Longitude: 0.2359 / 0°14'9"E

OS Eastings: 553711.461577

OS Northings: 231767.051598

OS Grid: TL537317

Mapcode National: GBR MCP.SKD

Mapcode Global: VHHLB.1XKF

Entry Name: Prior's Hall moated site

Scheduled Date: 15 October 1979

Last Amended: 22 March 1996

Source: Historic England

Source ID: 1013760

English Heritage Legacy ID: 20715

County: Essex

Civil Parish: Widdington

Built-Up Area: Widdington

Traditional County: Essex

Lieutenancy Area (Ceremonial County): Essex

Church of England Parish: Widdington St Mary the Virgin

Church of England Diocese: Chelmsford


The monument includes a moated site containing the remains of a pre-Conquest
manor, a medieval grange and later farm buildings, including a 14th century
barn, situated on high ground overlooking the River Cam, 190m west of St
Mary's Church. The moated site has overall dimensions of 100m east-west by 85m
north-south. The moat arms form a rectangle and are mostly infilled, surviving
as buried features. They remain visible as earthworks, however, in three
discrete ponds, to the north, north east and south east. The original layout
of the moat is known from a map of 1767 which clearly shows the position of
the southern and western moat arms which have been infilled subsequently.
The north arm of the moat, which was originally 93m in length with an average
width of 10m, is visible today as two water filled ponds at either end with an
infilled section in the middle. The eastern moat arm is water filled at its
north end and is visible as a dry depression to the south, though it has been
infilled in between. It has a maximum length of 66m and an average width of
c.12m. The southern moat arm is represented by a dry depression to the east
and is water filled to the west, the arm has an overall length of 100m. The
western moat arm is water filled at its northern end and has been infilled to
the south. It has a maximum length of c.60m and an average width of c.10m.
Slightly to the south east of the centre of the moated island are the standing
remains of a pre-Conquest manorial church now called Prior's Hall, built of
stone in the 10th or 11th century. It was altered in the 16th and 18th century
and has now been converted to form part of a house (Listed Grade II*). It is
excluded from the scheduling though the ground beneath it is included. Part
excavation to the east of the house has shown that the building once extended
considerably further to the east. Prior's Hall was known as Stone Hall at one
time no doubt because of this early stone building.

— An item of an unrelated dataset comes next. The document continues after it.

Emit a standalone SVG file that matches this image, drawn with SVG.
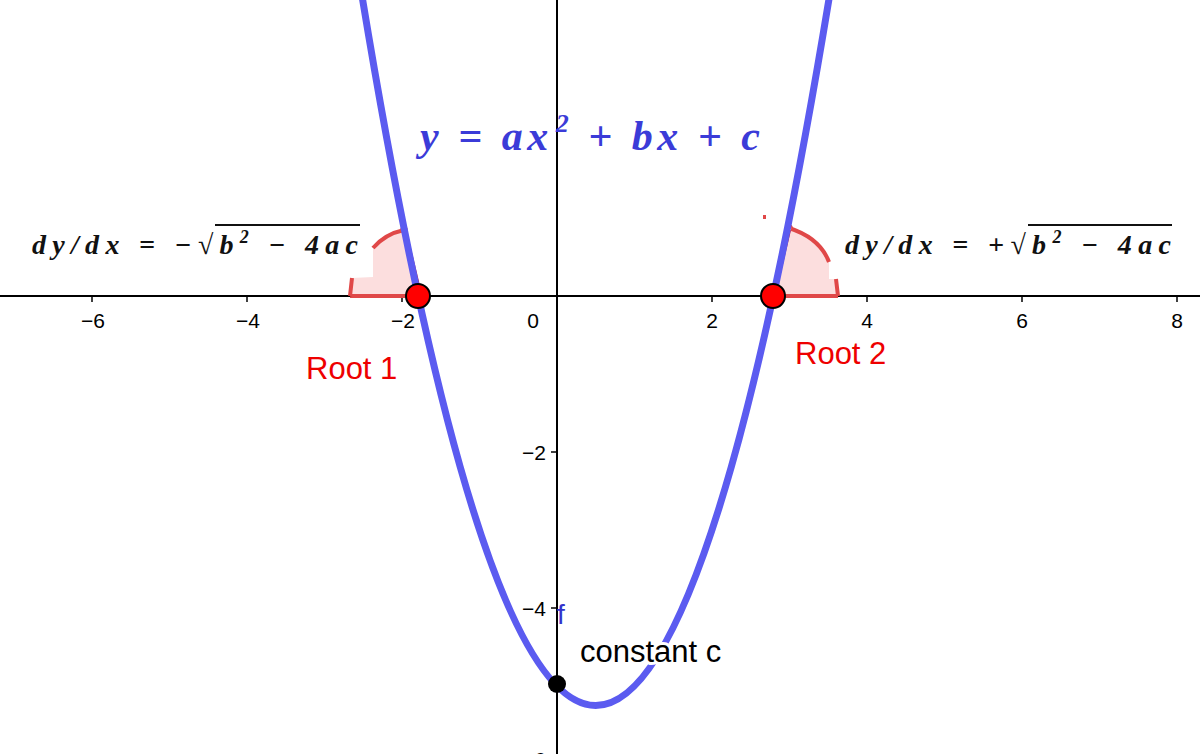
<svg xmlns="http://www.w3.org/2000/svg" width="1200" height="754" viewBox="0 0 1200 754">
<style>
.tk{font-family:"Liberation Sans",Arial,sans-serif;font-size:21px;fill:#000}
.mth{font-family:"Liberation Serif","Times New Roman",serif;font-style:italic;font-weight:bold}
.lbl{font-family:"Liberation Sans",Arial,sans-serif;font-size:31px}
.ang{fill:#fcdede;stroke:none}
.angs{fill:none;stroke:#e04848;stroke-width:4}
</style>
<rect width="1200" height="754" fill="#fff"/>
<g id="axes" stroke="#000" stroke-width="2">
<line x1="0" y1="296" x2="1200" y2="296"/>
<line x1="557" y1="0" x2="557" y2="754"/>
<g stroke-width="1.5">
<line x1="92" y1="296" x2="92" y2="302"/><line x1="247" y1="296" x2="247" y2="302"/><line x1="402" y1="296" x2="402" y2="302"/>
<line x1="712" y1="296" x2="712" y2="302"/><line x1="867" y1="296" x2="867" y2="302"/><line x1="1022" y1="296" x2="1022" y2="302"/><line x1="1177" y1="296" x2="1177" y2="302"/>
<line x1="551" y1="452" x2="557" y2="452"/><line x1="551" y1="608" x2="557" y2="608"/>
</g>
</g>
<g id="ticks">
<text class="tk" x="93" y="328" text-anchor="middle">−6</text>
<text class="tk" x="248" y="328" text-anchor="middle">−4</text>
<text class="tk" x="403" y="328" text-anchor="middle">−2</text>
<text class="tk" x="533" y="328" text-anchor="middle">0</text>
<text class="tk" x="712" y="328" text-anchor="middle">2</text>
<text class="tk" x="867" y="328" text-anchor="middle">4</text>
<text class="tk" x="1022" y="328" text-anchor="middle">6</text>
<text class="tk" x="1177" y="328" text-anchor="middle">8</text>
<text class="tk" x="546" y="460" text-anchor="end">−2</text>
<text class="tk" x="546" y="616" text-anchor="end">−4</text>
<text class="tk" x="546" y="767" text-anchor="end">−6</text>
</g>
<g id="angle1">
<path class="ang" d="M420,296 L404,230 Q385,234 373,248 L373,277 L352,278 L350,296 Z"/>
<path class="angs" d="M404,230 Q385,234 373,248 M352,278 L350,296 M350,296 L420,296"/>
<line x1="404" y1="230" x2="420" y2="296" stroke="#b02050" stroke-width="5"/>
<circle cx="404" cy="230" r="3" fill="#fff" stroke="#e04848" stroke-width="1.5"/>
</g>
<g id="angle2">
<path class="ang" d="M773,296 L789,228 Q820,238 829,262 L829,279 L836,279 L838,296 Z"/>
<path class="angs" d="M789,228 Q820,238 829,262 M836,279 L838,296 M773,296 L838,296"/>
<line x1="789" y1="228" x2="773" y2="296" stroke="#b02050" stroke-width="5"/>
<circle cx="789" cy="228" r="3" fill="#fff" stroke="#e04848" stroke-width="1.5"/>
<rect x="763" y="215" width="3" height="4" fill="#e04848"/>
</g>
<g id="curve">
<path d="M324.5,-250 Q595.75,1661 867,-250" fill="none" stroke="#5b5bf0" stroke-width="7"/>
<text x="557" y="624" font-family="Liberation Sans,Arial,sans-serif" font-size="28" fill="#3333cc">f</text>
</g>
<g id="roots">
<circle cx="418" cy="296" r="12" fill="#f00" stroke="#000" stroke-width="2"/>
<circle cx="773" cy="296" r="12" fill="#f00" stroke="#000" stroke-width="2"/>
<text class="lbl" x="306" y="379" fill="#e00">Root 1</text>
<text class="lbl" x="795" y="364" fill="#e00">Root 2</text>
</g>
<g id="cpoint">
<text class="lbl" x="580" y="662" fill="#000" stroke="#fff" stroke-width="6" paint-order="stroke">constant c</text>
<circle cx="557" cy="684" r="9" fill="#000"/>
</g>
<g id="formulas">
<text class="mth" x="420" y="150" font-size="42" fill="#3b3bd8" textLength="340" lengthAdjust="spacing">y = ax<tspan font-size="26" dy="-18" dx="3">2</tspan><tspan dy="18"> + bx + c</tspan></text>
<text class="mth" x="32" y="254" font-size="28" fill="#111" textLength="326" lengthAdjust="spacing">dy/dx = −√<tspan>b</tspan><tspan font-size="18" dy="-11">2</tspan><tspan dy="11"> − 4ac</tspan></text>
<line x1="215" y1="225" x2="360" y2="225" stroke="#111" stroke-width="2"/>
<text class="mth" x="845" y="254" font-size="28" fill="#111" textLength="326" lengthAdjust="spacing">dy/dx = +√<tspan>b</tspan><tspan font-size="18" dy="-11">2</tspan><tspan dy="11"> − 4ac</tspan></text>
<line x1="1028" y1="225" x2="1172" y2="225" stroke="#111" stroke-width="2"/>
</g>
</svg>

The manorial church forms
only a part of what would have been a much larger manorial complex which will
survive as buried features.
The manorial complex was incorporated into a medieval grange when the site and
its lands were transferred to the prior of St Valery-sur-Somme in Picardy,
France, after the Norman Conquest. The property was confiscated by Edward III
in 1377 and given to the Bishop of Winchester, William of Wykeham, the founder
of New College Oxford. The site passed to New College in 1379 at which
time it was reorganised. Detailed records kept by New College show that it was
still the centre of an important agricultural estate.
Dating either from the time of the grange or the college farm and situated
towards the north west corner of the island, is a later 14th century timber
framed barn (Listed Grade I) in the care of the Secretary of State.
The barn is preserved as a displayed monument and is included in the
scheduling. It is an excellent example from a group of medieval barns in
north west Essex. The barn is eight bays long with aisles and stands on a
flint and mortar foundation which has been replaced by brick in many places.
The sides are weather-boarded though they were originally of wattle and daub
and then of lathe and plaster, some of which still survives in the two most
easterly bays on the north side. The roof is hipped, supported by crown posts
and is tiled. The barn measures 38m in length by 11m wide and 11m high and is
entered by two porches on the south side. Along the sides are a series of
windows, one in each bay, mainly concerned with ventilation. Adjacent to the
two porches are doors which gave access to the barn when the larger porch
doors were not required to be open. At the east end, the final bay was
subsequently raised, using brick and pine boards, to produce a granary floor.
A later door was inserted to give access to it on the south side.
Also dating from the time of the barn is a 15th century building immediately
south of Prior's Hall. The building is timber framed and was originally a brew
house (Listed Grade II*). It is excluded from the scheduling although the
ground beneath is included. The south western part of the island is also
occupied by some large modern barns, modern agricultural installations and a
swimming pool.
The house, swimming pool, outbuildings, fences and paths are all excluded from
the scheduling though the ground beneath them all, except the swimming pool,
is included.

The site of the monument is shown on the attached map extract.

Source: Historic England

Reasons for Scheduling

Around 6,000 moated sites are known in England. They consist of wide ditches,
often or seasonally water-filled, partly or completely enclosing one or more
islands of dry ground on which stood domestic or religious buildings. In some
cases the islands were used for horticulture. The majority of moated sites
served as prestigious aristocratic and seigneurial residences with the
provision of a moat intended as a status symbol rather than a practical
military defence. The peak period during which moated sites were built was
between about 1250 and 1350 and by far the greatest concentration lies in
central and eastern parts of England. However, moated sites were built
throughout the medieval period, are widely scattered throughout England and
exhibit a high level of diversity in their forms and sizes. They form a
significant class of medieval monument and are important for the understanding
of the distribution of wealth and status in the countryside. Many examples
provide conditions favourable to the survival of organic remains.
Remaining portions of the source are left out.